Friday, May 2, 2014
A day after she took Democratic gubernatorial frontrunner Tom Wolf to task during a debate at Franklin and Marshall college, Congresswoman Allyson Schwartz released an ad Friday about "the full picture of Tom Wolf and his business record."
“Tom Wolf’s ads tell a nice story, but like any fairy tale, the story simply isn't true,” Mark Bergman, spokesman for the Schwartz campaign said. “Tom Wolf is just a typical business executive looking out for himself first. That's not different, that's what corporate CEOs do. He wasn’t a different type of businessman and won’t be a different type of Governor. Pennsylvania deserves the truth, not just a pretty picture.”
According to a release from the Schwartz campaign:
"In 2006, Tom Wolf loaded up his company with millions of dollars in debt in order to take a leveraged buyout of $20 million. The result was that in 2009, the company couldn’t keep pace with the debt that Wolf’s leveraged buyout created, and a majority of Wolf Organization employees lost their jobs.
Wolf told the Central Penn Business Journal in 2009 that the only issue at the time was the debt load.
The Business Journal reported, “When Wolf returned to the company, its only issue was its debt load, he [Wolf] said.
He and his partners were able to recapitalize the firm with an infusion of cash, which gave it the financial ability to implement this expansion project, he said. ‘What we had was a great company (that) ... had already figured out how to make money with the reduced sales that are out there in the housing market right now.’”
“Allyson Schwartz is a proven, tested leader who has a record of standing up for Pennsylvania families. As Governor, she will bring that experience and leadership to shake up the status quo in Harrisburg and get important things done for Pennsylvania,” Bergman added.

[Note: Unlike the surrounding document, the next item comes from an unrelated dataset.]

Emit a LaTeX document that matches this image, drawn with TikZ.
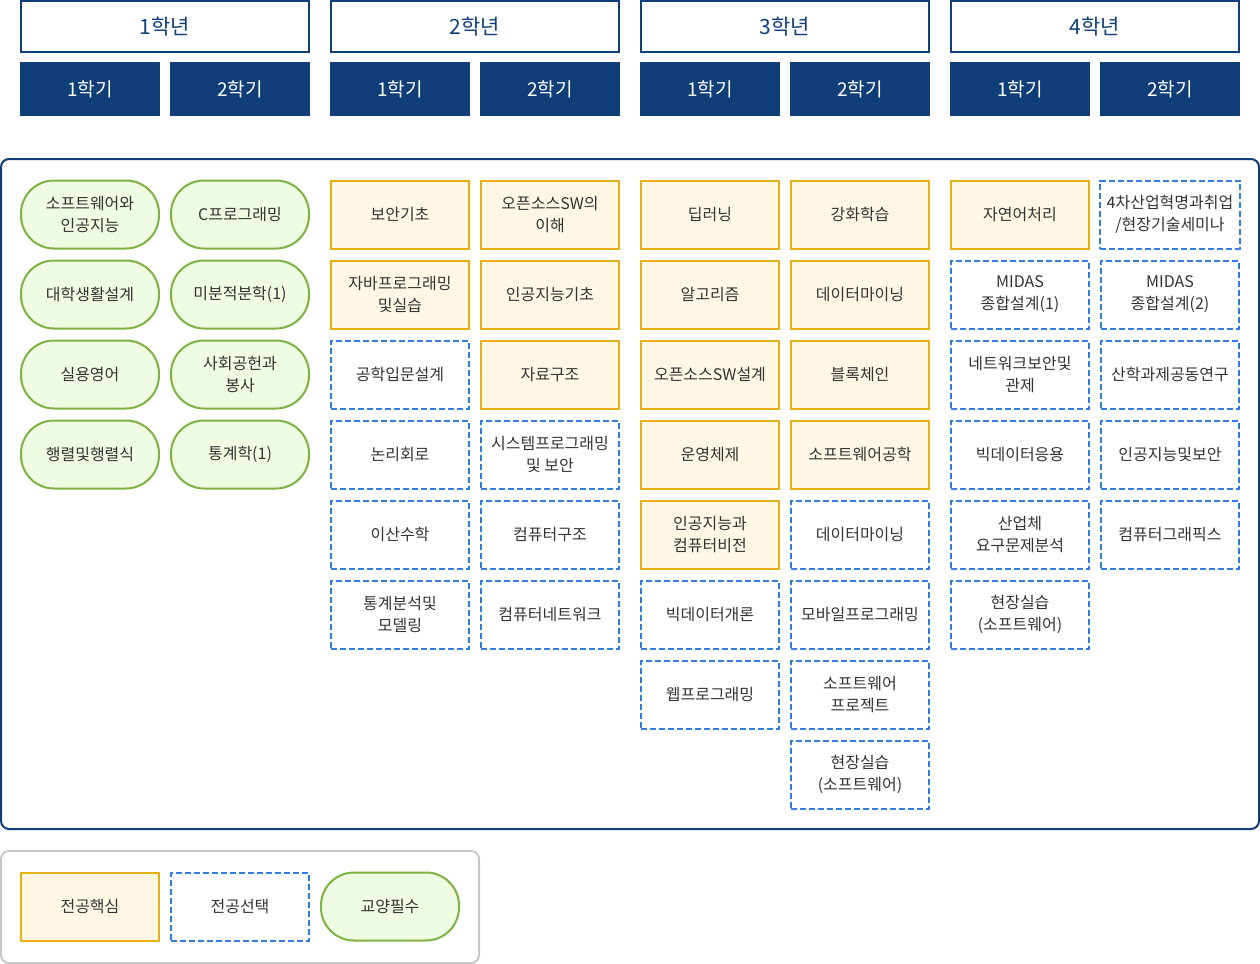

The ad quotes a piece published last month in the Philadelphia Inquirer about the leveraged buyout of Wolf's cabinet-making company that netted he and his cousins $20 million each, funded at least partially by debt the company took on to make the payments. When the company began having trouble paying down the debt, Wolf infused cash back into the company and resumed his role as CEO.
UPDATE: Tom Wolf responded to the attacks this afternoon with an ad of his own featuring employees of his business crediting Wolf with saving the business when it was ready to close.
"In 2009, the company was about to shut down but Tom bought the business back," General Manager and 23-year-employee Mike O'Brien says in the commercial. "
Adds Logistics administrator Christine Fisher, "Tom changed the business model and saved jobs."